(Work to be completed):
Copy the first line of the entries below and every line after it through the line containing "import * as". Do not include pictures.

(Records shown):

————————

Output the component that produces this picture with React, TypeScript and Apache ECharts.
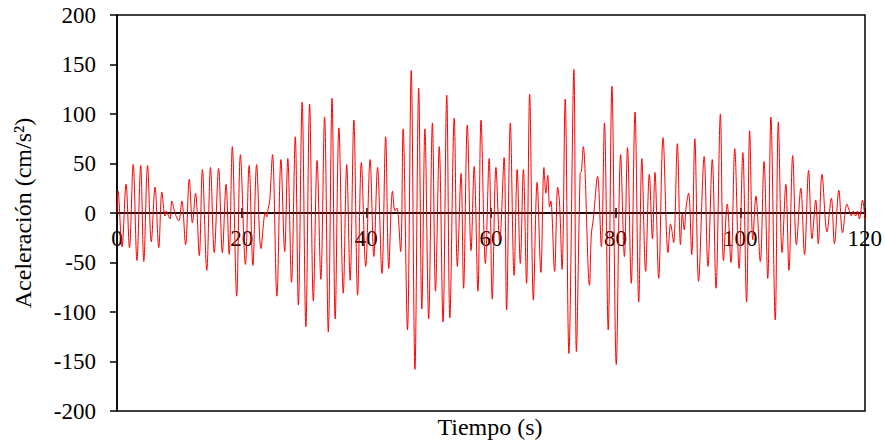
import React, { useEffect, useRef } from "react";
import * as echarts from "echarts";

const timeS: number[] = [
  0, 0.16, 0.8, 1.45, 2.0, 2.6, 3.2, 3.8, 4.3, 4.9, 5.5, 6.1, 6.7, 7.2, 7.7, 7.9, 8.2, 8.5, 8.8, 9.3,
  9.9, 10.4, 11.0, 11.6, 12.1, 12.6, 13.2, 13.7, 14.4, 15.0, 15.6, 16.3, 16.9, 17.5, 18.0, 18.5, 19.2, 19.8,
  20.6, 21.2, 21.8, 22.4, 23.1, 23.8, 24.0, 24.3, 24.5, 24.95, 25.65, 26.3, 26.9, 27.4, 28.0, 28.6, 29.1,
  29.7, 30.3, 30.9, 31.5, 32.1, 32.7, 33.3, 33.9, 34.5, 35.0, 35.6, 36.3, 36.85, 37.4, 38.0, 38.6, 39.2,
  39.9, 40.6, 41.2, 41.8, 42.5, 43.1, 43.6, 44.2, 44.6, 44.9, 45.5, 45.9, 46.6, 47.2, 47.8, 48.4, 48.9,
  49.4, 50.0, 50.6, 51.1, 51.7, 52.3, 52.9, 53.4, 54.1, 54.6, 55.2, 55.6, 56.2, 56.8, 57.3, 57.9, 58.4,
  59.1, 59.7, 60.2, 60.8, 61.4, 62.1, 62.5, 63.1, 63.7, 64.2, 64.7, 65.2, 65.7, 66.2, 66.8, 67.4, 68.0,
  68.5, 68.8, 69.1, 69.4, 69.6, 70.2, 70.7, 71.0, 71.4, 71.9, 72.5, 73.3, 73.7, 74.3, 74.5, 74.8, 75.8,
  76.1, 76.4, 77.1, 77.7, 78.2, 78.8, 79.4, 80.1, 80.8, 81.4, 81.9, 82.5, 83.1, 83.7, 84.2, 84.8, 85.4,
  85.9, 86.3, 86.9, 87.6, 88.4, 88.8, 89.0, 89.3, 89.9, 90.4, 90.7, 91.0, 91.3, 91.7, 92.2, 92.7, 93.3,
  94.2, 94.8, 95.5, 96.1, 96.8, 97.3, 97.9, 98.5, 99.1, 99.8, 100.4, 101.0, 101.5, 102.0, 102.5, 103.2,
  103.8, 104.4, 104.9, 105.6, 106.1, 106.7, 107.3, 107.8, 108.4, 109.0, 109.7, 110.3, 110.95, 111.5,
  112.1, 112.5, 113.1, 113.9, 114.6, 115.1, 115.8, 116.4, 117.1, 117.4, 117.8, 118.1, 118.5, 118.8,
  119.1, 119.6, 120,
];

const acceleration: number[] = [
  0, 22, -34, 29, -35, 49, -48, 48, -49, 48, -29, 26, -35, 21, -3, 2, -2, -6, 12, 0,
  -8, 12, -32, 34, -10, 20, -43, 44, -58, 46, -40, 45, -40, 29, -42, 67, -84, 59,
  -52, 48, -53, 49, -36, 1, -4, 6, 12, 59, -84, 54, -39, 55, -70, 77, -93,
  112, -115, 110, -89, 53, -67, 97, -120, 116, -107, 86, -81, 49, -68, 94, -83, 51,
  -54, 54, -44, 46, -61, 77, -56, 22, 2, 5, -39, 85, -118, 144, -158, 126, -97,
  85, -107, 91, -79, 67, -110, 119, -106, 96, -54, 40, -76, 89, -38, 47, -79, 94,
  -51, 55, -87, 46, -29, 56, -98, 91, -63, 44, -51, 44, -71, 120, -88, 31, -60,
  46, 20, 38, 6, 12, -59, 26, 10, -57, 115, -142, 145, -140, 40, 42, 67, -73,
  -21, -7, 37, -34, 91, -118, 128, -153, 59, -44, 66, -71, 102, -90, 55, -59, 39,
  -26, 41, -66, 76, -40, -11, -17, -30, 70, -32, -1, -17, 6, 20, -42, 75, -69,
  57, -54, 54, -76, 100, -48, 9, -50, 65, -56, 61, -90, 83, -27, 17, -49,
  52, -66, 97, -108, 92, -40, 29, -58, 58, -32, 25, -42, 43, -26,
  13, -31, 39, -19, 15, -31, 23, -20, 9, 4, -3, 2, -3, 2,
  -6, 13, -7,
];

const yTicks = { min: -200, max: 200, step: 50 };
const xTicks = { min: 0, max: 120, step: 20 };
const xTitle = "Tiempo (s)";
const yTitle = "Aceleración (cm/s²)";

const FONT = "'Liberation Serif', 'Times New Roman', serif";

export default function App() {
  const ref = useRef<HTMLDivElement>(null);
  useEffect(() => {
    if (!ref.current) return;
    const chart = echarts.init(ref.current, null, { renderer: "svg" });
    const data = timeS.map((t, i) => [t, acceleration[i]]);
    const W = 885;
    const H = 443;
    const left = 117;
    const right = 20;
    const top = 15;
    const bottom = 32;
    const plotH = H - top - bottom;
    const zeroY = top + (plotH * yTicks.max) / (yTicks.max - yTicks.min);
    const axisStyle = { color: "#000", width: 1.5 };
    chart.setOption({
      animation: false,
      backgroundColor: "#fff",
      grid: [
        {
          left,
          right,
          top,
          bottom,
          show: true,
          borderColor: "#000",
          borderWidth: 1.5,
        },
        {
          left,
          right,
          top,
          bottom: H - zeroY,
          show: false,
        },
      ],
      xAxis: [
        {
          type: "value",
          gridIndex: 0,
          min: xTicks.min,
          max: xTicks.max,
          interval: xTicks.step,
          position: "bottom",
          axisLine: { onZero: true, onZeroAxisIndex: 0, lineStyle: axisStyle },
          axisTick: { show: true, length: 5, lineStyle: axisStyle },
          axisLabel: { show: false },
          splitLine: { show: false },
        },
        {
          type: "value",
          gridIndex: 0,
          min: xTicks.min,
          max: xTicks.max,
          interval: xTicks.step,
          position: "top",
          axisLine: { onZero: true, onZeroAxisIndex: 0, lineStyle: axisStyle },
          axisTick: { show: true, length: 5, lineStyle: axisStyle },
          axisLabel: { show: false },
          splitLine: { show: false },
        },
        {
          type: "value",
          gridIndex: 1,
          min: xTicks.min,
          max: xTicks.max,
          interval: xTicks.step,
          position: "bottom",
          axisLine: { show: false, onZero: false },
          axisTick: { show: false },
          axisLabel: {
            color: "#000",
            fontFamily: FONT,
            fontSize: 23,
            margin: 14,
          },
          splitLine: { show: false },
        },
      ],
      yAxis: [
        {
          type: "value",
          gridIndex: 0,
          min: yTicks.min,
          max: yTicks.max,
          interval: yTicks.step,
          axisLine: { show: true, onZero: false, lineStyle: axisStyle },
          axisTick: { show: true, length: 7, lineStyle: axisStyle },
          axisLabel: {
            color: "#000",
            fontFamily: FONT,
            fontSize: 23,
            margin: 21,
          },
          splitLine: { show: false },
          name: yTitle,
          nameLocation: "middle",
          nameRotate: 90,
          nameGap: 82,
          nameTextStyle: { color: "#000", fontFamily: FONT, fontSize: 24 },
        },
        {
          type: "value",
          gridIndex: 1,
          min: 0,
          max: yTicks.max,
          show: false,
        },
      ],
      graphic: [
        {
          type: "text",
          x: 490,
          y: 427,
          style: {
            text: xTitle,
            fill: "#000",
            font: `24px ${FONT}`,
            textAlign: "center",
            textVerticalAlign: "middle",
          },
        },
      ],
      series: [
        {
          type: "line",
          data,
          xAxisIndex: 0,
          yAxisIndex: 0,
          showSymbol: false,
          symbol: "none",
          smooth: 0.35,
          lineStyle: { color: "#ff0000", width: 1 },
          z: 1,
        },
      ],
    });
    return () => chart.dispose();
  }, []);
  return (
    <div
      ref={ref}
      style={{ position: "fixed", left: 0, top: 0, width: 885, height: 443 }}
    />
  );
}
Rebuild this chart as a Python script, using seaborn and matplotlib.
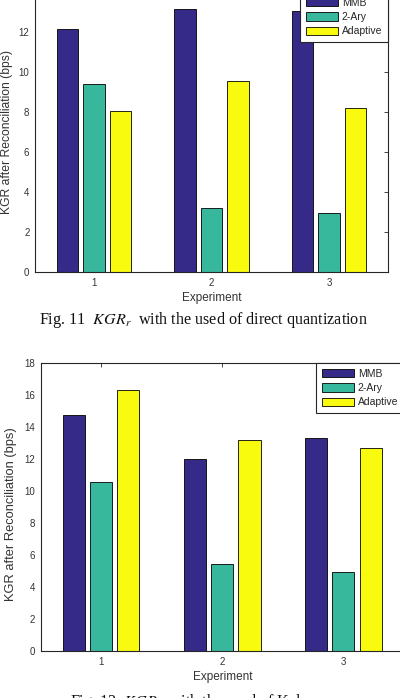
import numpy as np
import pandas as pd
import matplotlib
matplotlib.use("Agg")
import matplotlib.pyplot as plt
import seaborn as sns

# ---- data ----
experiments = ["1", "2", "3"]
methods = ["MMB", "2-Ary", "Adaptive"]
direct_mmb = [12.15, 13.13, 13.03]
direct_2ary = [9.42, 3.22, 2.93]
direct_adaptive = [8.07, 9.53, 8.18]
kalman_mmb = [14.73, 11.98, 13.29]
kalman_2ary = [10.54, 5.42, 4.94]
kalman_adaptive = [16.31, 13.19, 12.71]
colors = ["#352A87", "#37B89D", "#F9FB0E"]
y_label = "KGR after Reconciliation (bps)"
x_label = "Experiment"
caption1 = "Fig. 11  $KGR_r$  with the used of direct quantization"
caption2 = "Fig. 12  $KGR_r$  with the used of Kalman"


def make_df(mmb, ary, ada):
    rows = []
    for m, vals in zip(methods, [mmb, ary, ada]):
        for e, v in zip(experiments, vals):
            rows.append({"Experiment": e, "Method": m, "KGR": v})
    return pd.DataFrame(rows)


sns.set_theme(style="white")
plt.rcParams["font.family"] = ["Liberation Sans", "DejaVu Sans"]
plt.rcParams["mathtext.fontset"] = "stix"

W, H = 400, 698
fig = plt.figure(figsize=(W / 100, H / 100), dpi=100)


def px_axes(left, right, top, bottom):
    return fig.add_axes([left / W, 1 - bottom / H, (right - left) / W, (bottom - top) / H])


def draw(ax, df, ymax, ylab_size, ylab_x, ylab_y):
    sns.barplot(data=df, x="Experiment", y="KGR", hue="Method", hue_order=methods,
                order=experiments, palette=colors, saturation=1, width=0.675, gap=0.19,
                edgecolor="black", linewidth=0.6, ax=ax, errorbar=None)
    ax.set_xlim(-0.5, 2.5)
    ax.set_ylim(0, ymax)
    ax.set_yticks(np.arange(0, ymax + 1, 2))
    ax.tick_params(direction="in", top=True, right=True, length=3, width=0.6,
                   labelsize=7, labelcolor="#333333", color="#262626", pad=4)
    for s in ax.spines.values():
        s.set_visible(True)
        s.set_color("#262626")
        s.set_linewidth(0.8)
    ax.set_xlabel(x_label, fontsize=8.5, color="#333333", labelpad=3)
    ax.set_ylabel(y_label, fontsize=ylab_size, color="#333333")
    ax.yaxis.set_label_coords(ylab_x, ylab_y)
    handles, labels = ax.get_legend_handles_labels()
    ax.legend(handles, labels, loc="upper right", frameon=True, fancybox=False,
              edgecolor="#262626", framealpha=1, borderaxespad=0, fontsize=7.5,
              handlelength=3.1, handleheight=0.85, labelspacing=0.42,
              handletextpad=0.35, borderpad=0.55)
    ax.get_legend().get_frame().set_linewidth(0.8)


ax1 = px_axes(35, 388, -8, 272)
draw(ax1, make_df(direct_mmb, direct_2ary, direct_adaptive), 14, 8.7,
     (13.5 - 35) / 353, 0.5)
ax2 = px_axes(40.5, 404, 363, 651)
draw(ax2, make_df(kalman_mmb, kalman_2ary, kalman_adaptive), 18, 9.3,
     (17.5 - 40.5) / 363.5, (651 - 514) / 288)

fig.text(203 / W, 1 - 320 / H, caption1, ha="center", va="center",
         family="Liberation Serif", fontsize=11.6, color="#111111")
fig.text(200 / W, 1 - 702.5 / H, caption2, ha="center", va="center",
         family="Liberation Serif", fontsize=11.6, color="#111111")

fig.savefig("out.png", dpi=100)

————————

(Task response):
Output the component that produces this picture with React, TypeScript and Apache ECharts.
import React, { useEffect, useRef } from "react";
import * as echarts from "echarts";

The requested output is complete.